# What is expected
Copy the data exactly; pictures stay out of the copy.

# Data lines

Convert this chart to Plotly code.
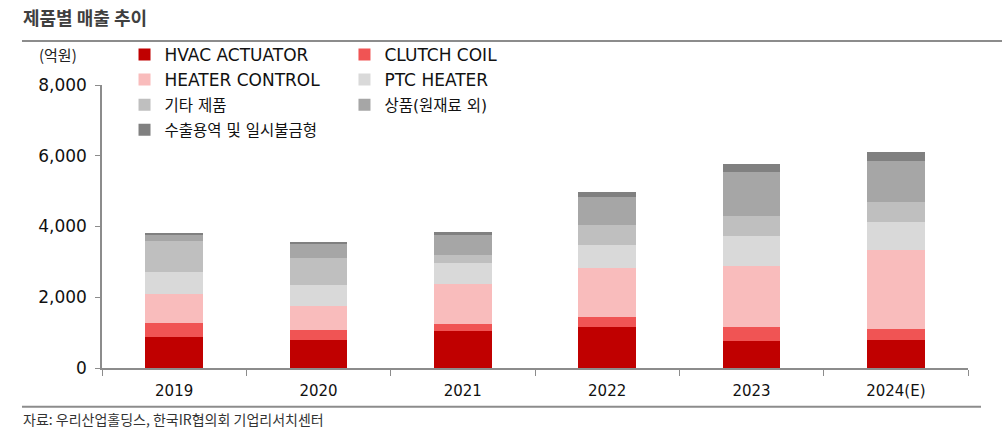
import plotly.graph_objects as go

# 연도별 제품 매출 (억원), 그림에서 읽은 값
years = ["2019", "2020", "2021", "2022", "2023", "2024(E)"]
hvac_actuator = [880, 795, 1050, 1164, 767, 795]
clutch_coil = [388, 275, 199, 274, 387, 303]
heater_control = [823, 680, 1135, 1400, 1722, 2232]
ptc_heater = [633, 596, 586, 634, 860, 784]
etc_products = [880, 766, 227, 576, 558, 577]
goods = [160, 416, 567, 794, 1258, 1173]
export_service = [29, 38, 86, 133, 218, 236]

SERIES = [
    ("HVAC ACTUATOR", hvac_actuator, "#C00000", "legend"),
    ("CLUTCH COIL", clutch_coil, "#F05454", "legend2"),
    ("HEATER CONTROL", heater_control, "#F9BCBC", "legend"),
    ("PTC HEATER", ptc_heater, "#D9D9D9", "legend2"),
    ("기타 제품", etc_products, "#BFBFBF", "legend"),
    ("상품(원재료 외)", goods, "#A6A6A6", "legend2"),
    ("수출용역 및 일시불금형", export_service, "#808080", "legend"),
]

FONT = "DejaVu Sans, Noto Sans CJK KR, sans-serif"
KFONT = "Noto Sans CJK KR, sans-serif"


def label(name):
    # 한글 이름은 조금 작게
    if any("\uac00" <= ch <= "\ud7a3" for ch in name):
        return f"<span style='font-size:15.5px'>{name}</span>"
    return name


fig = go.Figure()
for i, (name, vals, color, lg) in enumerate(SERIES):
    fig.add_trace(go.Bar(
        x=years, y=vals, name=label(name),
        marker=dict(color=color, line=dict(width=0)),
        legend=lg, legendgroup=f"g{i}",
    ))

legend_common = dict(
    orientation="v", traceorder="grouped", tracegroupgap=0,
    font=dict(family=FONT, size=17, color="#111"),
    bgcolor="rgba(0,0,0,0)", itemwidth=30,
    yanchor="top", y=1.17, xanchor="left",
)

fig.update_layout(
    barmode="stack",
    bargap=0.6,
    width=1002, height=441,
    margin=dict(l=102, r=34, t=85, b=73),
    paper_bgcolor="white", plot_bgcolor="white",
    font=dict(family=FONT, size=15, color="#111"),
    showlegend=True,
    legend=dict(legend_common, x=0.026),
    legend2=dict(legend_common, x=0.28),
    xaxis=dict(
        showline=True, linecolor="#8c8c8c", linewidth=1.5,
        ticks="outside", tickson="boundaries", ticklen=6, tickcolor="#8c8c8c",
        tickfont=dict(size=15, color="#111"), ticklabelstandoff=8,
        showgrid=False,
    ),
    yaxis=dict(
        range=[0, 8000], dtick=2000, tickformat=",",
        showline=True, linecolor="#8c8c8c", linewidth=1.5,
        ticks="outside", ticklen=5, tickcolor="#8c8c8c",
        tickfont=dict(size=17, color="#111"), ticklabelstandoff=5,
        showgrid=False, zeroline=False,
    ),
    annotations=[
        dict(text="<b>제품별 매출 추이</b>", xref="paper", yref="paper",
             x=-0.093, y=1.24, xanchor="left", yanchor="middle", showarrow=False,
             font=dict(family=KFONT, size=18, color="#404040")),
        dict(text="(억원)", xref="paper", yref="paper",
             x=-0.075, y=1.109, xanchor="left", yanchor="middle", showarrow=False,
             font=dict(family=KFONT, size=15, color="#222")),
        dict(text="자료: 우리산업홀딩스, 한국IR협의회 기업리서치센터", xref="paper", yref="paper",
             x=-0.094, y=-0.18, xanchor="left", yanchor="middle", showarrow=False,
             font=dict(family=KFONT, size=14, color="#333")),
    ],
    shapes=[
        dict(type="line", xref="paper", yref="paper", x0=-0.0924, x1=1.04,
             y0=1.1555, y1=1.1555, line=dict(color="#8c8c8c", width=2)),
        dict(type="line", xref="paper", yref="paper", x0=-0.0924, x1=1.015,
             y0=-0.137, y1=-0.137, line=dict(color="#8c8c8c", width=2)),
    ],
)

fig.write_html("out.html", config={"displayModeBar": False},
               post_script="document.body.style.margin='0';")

# Completed exercise
Convert this chart to Plotly code.
import plotly.graph_objects as go

# 연도별 제품 매출 (억원), 그림에서 읽은 값
years = ["2019", "2020", "2021", "2022", "2023", "2024(E)"]
hvac_actuator = [880, 795, 1050, 1164, 767, 795]
clutch_coil = [388, 275, 199, 274, 387, 303]
heater_control = [823, 680, 1135, 1400, 1722, 2232]
ptc_heater = [633, 596, 586, 634, 860, 784]
etc_products = [880, 766, 227, 576, 558, 577]
goods = [160, 416, 567, 794, 1258, 1173]
export_service = [29, 38, 86, 133, 218, 236]

SERIES = [
    ("HVAC ACTUATOR", hvac_actuator, "#C00000", "legend"),
    ("CLUTCH COIL", clutch_coil, "#F05454", "legend2"),
    ("HEATER CONTROL", heater_control, "#F9BCBC", "legend"),
    ("PTC HEATER", ptc_heater, "#D9D9D9", "legend2"),
    ("기타 제품", etc_products, "#BFBFBF", "legend"),
    ("상품(원재료 외)", goods, "#A6A6A6", "legend2"),
    ("수출용역 및 일시불금형", export_service, "#808080", "legend"),
]

FONT = "DejaVu Sans, Noto Sans CJK KR, sans-serif"
KFONT = "Noto Sans CJK KR, sans-serif"


def label(name):
    # 한글 이름은 조금 작게
    if any("\uac00" <= ch <= "\ud7a3" for ch in name):
        return f"<span style='font-size:15.5px'>{name}</span>"
    return name


fig = go.Figure()
for i, (name, vals, color, lg) in enumerate(SERIES):
    fig.add_trace(go.Bar(
        x=years, y=vals, name=label(name),
        marker=dict(color=color, line=dict(width=0)),
        legend=lg, legendgroup=f"g{i}",
    ))

legend_common = dict(
    orientation="v", traceorder="grouped", tracegroupgap=0,
    font=dict(family=FONT, size=17, color="#111"),
    bgcolor="rgba(0,0,0,0)", itemwidth=30,
    yanchor="top", y=1.17, xanchor="left",
)

fig.update_layout(
    barmode="stack",
    bargap=0.6,
    width=1002, height=441,
    margin=dict(l=102, r=34, t=85, b=73),
    paper_bgcolor="white", plot_bgcolor="white",
    font=dict(family=FONT, size=15, color="#111"),
    showlegend=True,
    legend=dict(legend_common, x=0.026),
    legend2=dict(legend_common, x=0.28),
    xaxis=dict(
        showline=True, linecolor="#8c8c8c", linewidth=1.5,
        ticks="outside", tickson="boundaries", ticklen=6, tickcolor="#8c8c8c",
        tickfont=dict(size=15, color="#111"), ticklabelstandoff=8,
        showgrid=False,
    ),
    yaxis=dict(
        range=[0, 8000], dtick=2000, tickformat=",",
        showline=True, linecolor="#8c8c8c", linewidth=1.5,
        ticks="outside", ticklen=5, tickcolor="#8c8c8c",
        tickfont=dict(size=17, color="#111"), ticklabelstandoff=5,
        showgrid=False, zeroline=False,
    ),
    annotations=[
        dict(text="<b>제품별 매출 추이</b>", xref="paper", yref="paper",
             x=-0.093, y=1.24, xanchor="left", yanchor="middle", showarrow=False,
             font=dict(family=KFONT, size=18, color="#404040")),
        dict(text="(억원)", xref="paper", yref="paper",
             x=-0.075, y=1.109, xanchor="left", yanchor="middle", showarrow=False,
             font=dict(family=KFONT, size=15, color="#222")),
        dict(text="자료: 우리산업홀딩스, 한국IR협의회 기업리서치센터", xref="paper", yref="paper",
             x=-0.094, y=-0.18, xanchor="left", yanchor="middle", showarrow=False,
             font=dict(family=KFONT, size=14, color="#333")),
    ],
    shapes=[
        dict(type="line", xref="paper", yref="paper", x0=-0.0924, x1=1.04,
             y0=1.1555, y1=1.1555, line=dict(color="#8c8c8c", width=2)),
        dict(type="line", xref="paper", yref="paper", x0=-0.0924, x1=1.015,
             y0=-0.137, y1=-0.137, line=dict(color="#8c8c8c", width=2)),
    ],
)

fig.write_html("out.html", config={"displayModeBar": False},
               post_script="document.body.style.margin='0';")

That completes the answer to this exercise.